= Short task =
The lines from the top of the material below through the line containing "const xTicks = [0, 10, 20];" are to be printed exactly, with pictures omitted.

:::::

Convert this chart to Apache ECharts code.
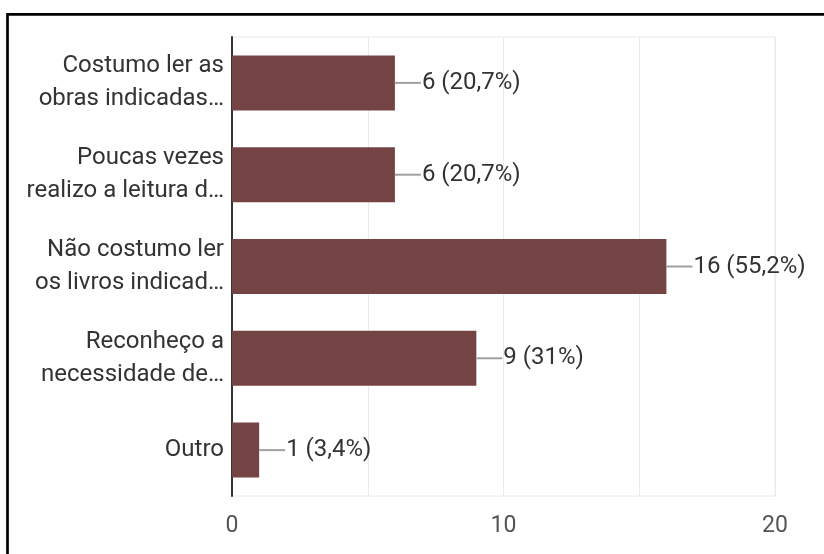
<!DOCTYPE html>
<html>
<head>
<meta charset="utf-8">
<script src="https://cdn.jsdelivr.net/npm/echarts@6/dist/echarts.min.js"></script>
<style>html,body{margin:0;padding:0;background:#fff}#c{width:824px;height:554px}</style>
</head>
<body>
<div id="c"></div>
<script>
const categories = [
  "Costumo ler as\nobras indicadas…",
  "Poucas vezes\nrealizo a leitura d…",
  "Não costumo ler\nos livros indicad…",
  "Reconheço a\nnecessidade de…",
  "Outro"
];
const values = [6, 6, 16, 9, 1];
const valueLabels = ["6 (20,7%)", "6 (20,7%)", "16 (55,2%)", "9 (31%)", "1 (3,4%)"];
const xTicks = [0, 10, 20];

const chart = echarts.init(document.getElementById('c'));
chart.setOption({
  animation: false,
  backgroundColor: '#fff',
  textStyle: { fontFamily: 'Roboto' },
  graphic: [{
    type: 'rect',
    shape: { x: 7.5, y: 14.3, width: 900, height: 700 },
    style: { fill: 'none', stroke: '#000', lineWidth: 2.7 },
    silent: true
  }],
  grid: { left: 232, right: 49, top: 37, bottom: 58, show: true, borderColor: '#e8e8e8', borderWidth: 1 },
  xAxis: {
    type: 'value', min: 0, max: 20, interval: 5,
    axisLine: { show: false }, axisTick: { show: false },
    splitLine: { show: true, lineStyle: { color: '#ebebeb', width: 1 } },
    axisLabel: {
      fontFamily: 'Roboto', fontSize: 23, color: '#555', margin: 19,
      formatter: v => xTicks.indexOf(v) >= 0 ? String(v) : ''
    }
  },
  yAxis: {
    type: 'category', data: categories, inverse: true,
    axisLine: { show: true, lineStyle: { color: '#333', width: 2 } },
    axisTick: { show: false },
    splitLine: { show: false },
    axisLabel: { fontFamily: 'Roboto', fontSize: 24, lineHeight: 33, color: '#333', margin: 8, padding: [5, 0, 0, 0] }
  },
  series: [{
    type: 'bar', data: values, barWidth: 55,
    itemStyle: { color: '#744444' },
    label: {
      show: true, position: 'right', distance: 0,
      formatter: p => '{l| }{t|' + valueLabels[p.dataIndex] + '}',
      rich: {
        l: { width: 26, height: 2, lineHeight: 2, fontSize: 2, backgroundColor: '#a0a0a0' },
        t: { fontFamily: 'Roboto', fontSize: 24, color: '#333', padding: [0, 0, 0, 1] }
      }
    }
  }]
});
</script>
</body>
</html>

:::::

= Full solution =
Convert this chart to Apache ECharts code.
<!DOCTYPE html>
<html>
<head>
<meta charset="utf-8">
<script src="https://cdn.jsdelivr.net/npm/echarts@6/dist/echarts.min.js"></script>
<style>html,body{margin:0;padding:0;background:#fff}#c{width:824px;height:554px}</style>
</head>
<body>
<div id="c"></div>
<script>
const categories = [
  "Costumo ler as\nobras indicadas…",
  "Poucas vezes\nrealizo a leitura d…",
  "Não costumo ler\nos livros indicad…",
  "Reconheço a\nnecessidade de…",
  "Outro"
];
const values = [6, 6, 16, 9, 1];
const valueLabels = ["6 (20,7%)", "6 (20,7%)", "16 (55,2%)", "9 (31%)", "1 (3,4%)"];
const xTicks = [0, 10, 20];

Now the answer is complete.